Dr. Adams was active in professional organizations associated with higher education, including the Council of Graduate Studies, on which she served on the board; the Northeastern Association of Graduate Schools, of which she was president from 1984 to 1986; and vice president and later president of the Conference of Deans of Black Graduate Schools.

Other affiliations included the American Association for the Advancement of Science, the American Association of University Professors, the American Chemical Society, the Association of American Colleges, the American Association of State Colleges and Universities, and the Quality Education for Minorities Network, where she served as a member of its board and as treasurer.

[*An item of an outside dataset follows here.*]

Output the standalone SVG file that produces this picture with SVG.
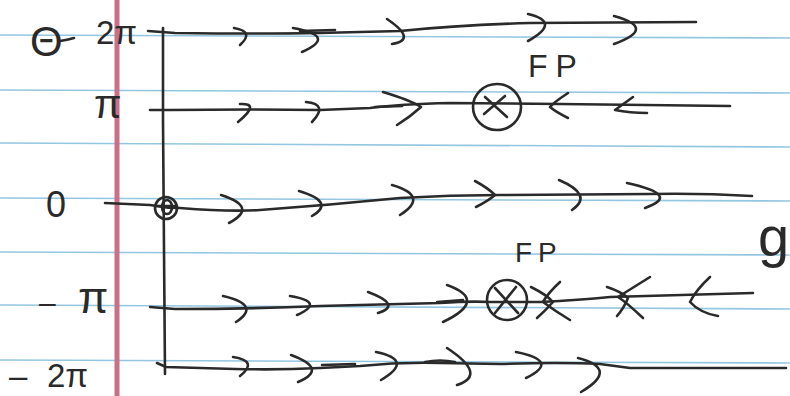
<svg xmlns="http://www.w3.org/2000/svg" width="790" height="396" viewBox="0 0 790 396">
<style>
.rule{stroke:#93c6e0;stroke-width:1.6;fill:none}
.margin{stroke:#c96f88;stroke-width:5;fill:none}
.ink{stroke:#2a2a2a;stroke-width:2.6;fill:none;stroke-linecap:round;stroke-linejoin:round}
.lbl{font-family:"Liberation Sans","DejaVu Sans",sans-serif;fill:#2a2a2a}
</style>
<rect width="790" height="396" fill="#ffffff"/>
<g id="paper">
<path class="rule" d="M0 35 L790 38"/>
<path class="rule" d="M0 90 L790 93"/>
<path class="rule" d="M0 143 L790 147"/>
<path class="rule" d="M0 198 L790 201"/>
<path class="rule" d="M0 252 L790 255"/>
<path class="rule" d="M0 305 L790 309"/>
<path class="rule" d="M0 360 L790 363"/>
<path class="margin" d="M117 0 L117 396"/>
</g>
<g id="labels">
<text class="lbl" x="30" y="56" font-size="42">Θ</text>
<path class="ink" d="M60 41 Q67 40 74 38"/>
<text class="lbl" x="96" y="44" font-size="33">2π</text>
<text class="lbl" x="94" y="118" font-size="40">π</text>
<text class="lbl" x="56" y="217" font-size="36" text-anchor="middle">0</text>
<text class="lbl" y="313" font-size="44"><tspan x="39" font-size="30">–</tspan><tspan x="78">π</tspan></text>
<text class="lbl" y="387" font-size="33"><tspan x="9">–</tspan><tspan x="47">2π</tspan></text>
<text class="lbl" x="758" y="256" font-size="56">g</text>
</g>
<g id="axis">
<path class="ink" d="M163 28 L163 120 L164 250 L165 374"/>
</g>
<g id="connectors">
<g id="row-2pi">
<path class="ink" d="M148 31 L175 33 Q260 34 320 33 L400 31 Q460 25 530 23 L696 22"/>
<path class="ink" d="M300 31 L335 30"/>
<path class="ink" d="M234 28 Q255 31.5 240 45"/>
<path class="ink" d="M293 28 Q338 36 302 52"/>
<path class="ink" d="M387 19 Q418 40 392 44"/>
<path class="ink" d="M528 14 Q562 22 528 41"/>
<path class="ink" d="M614 16 Q658 28 614 44"/>
</g>
<g id="row-pi">
<path class="ink" d="M150 110 L170 110 Q250 109 320 110 L370 108 Q400 104 450 103 L560 104 L730 106"/>
<path class="ink" d="M375 107 L402 106"/>
<path class="ink" d="M240 104 Q261 103 238 122"/>
<path class="ink" d="M306 102 Q329 104 312 122"/>
<path class="ink" d="M383 92 Q410 100 421 107 Q410 117 397 125"/>
<path class="ink" d="M568 93 Q553 103 550 107 Q556 112 568 118"/>
<path class="ink" d="M633 97 L615 110 Q630 113 647 113"/>
</g>
<g id="row-0">
<path class="ink" d="M105 203 L150 205 Q165 208 180 208 Q230 212 260 210 Q330 205 400 198 Q450 195 500 195 L650 194 Q700 193 752 196"/>
<path class="ink" d="M221 195 Q259 207 229 223"/>
<path class="ink" d="M299 191 Q336 202 312 216"/>
<path class="ink" d="M392 185 Q430 196 400 215"/>
<path class="ink" d="M475 181 Q488 188 495 195 Q488 201 476 207"/>
<path class="ink" d="M559 180 Q594 195 572 210"/>
<path class="ink" d="M627 183 Q682 195 645 208"/>
</g>
<g id="row-minus-pi">
<path class="ink" d="M150 307 L175 309 Q250 309 320 306 L440 303 Q470 301 490 302 L540 302 Q580 300 610 297 L753 293"/>
<path class="ink" d="M437 302 L463 300"/>
<path class="ink" d="M223 296 Q262 305 236 322"/>
<path class="ink" d="M290 296 Q326 302 297 315"/>
<path class="ink" d="M368 292 Q403 305 378 313"/>
<path class="ink" d="M447 285 Q489 300 443 322"/>
<path class="ink" d="M531 287 Q547 295 553 302 Q546 310 537 318"/>
<path class="ink" d="M560 282 Q548 293 543 302 Q555 311 570 320"/>
<path class="ink" d="M650 277 L618 297 Q626 302 643 318"/>
<path class="ink" d="M607 287 Q622 292 628 298 Q624 308 617 316"/>
<path class="ink" d="M710 277 Q696 290 690 302 Q700 313 718 316"/>
</g>
<g id="row-minus-2pi">
<path class="ink" d="M157 363 L166 367 L235 369 Q280 370 320 368 L360 366 Q400 362 440 363 L500 364 Q560 362 600 364 L630 368 L786 368"/>
<path class="ink" d="M322 365 L355 364"/>
<path class="ink" d="M425 362 Q440 359 455 362"/>
<path class="ink" d="M233 357 Q259 361 240 376"/>
<path class="ink" d="M291 355 Q329 369 298 382"/>
<path class="ink" d="M376 352 Q415 360 381 380"/>
<path class="ink" d="M447 348 Q488 375 457 385"/>
<path class="ink" d="M516 352 Q561 361 526 378"/>
<path class="ink" d="M578 358 Q620 369 581 392"/>
</g>
</g>
<g id="node-origin">
<circle class="ink" cx="166" cy="208" r="11"/>
<ellipse class="ink" cx="167" cy="207" rx="5" ry="7"/>
<path class="ink" d="M156 206 L177 206"/>
</g>
<g id="node-fp-pi">
<ellipse class="ink" cx="497" cy="107" rx="24" ry="23"/>
<path class="ink" d="M485 97 L507 117 M505 96 L484 114"/>
<text class="lbl" x="528" y="77" font-size="32" letter-spacing="8">FP</text>
</g>
<g id="node-fp-minus-pi">
<circle class="ink" cx="507" cy="300" r="20"/>
<path class="ink" d="M495 288 L518 313 M516 287 L495 313"/>
<text class="lbl" x="515" y="262" font-size="28" letter-spacing="6">FP</text>
</g>
</svg>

Dr. Adams had been a member of the boards of the National Aquarium, Morgan Christian and Interfaith Center, and the Baltimore School for the Arts.

She was a lifelong member of Christ United Methodist Church and an active member of the Epsilon Omega chapter of the Alpha Kappa Alpha Sorority and 100 Black Women, whose annual fundraiser dinner at Martin’s West raises money for scholarships and community projects.

“She was a world traveler, an avid shopper, and family-oriented,” Mr. Adams said. “She also liked doting on her nieces and nephews,”

Said Dr. Wilson: “In the 153-year history of Morgan, we’ve never had a woman as president, but I consider Clara Adams the honorary president of Morgan, and I told her that two years ago at a reception when she retired. When I told my Cabinet in a Zoom meeting that she had died, there wasn’t a dry eye on that call.”

Funeral services for Dr. Adams will be held at 10 a.m. Friday in the Gilliam Concert Hall in the Murphy Fine Arts Center at 1700 E. Cold Spring Lane on Morgan State’s campus.

In addition to her nephew, Dr. Adams is survived by a brother, Harold W. Adams of Essex; a sister, Gloria Adams Jones of East Baltimore; two other nephews; three nieces; six great-nephews; three great-nieces; and a great-great niece.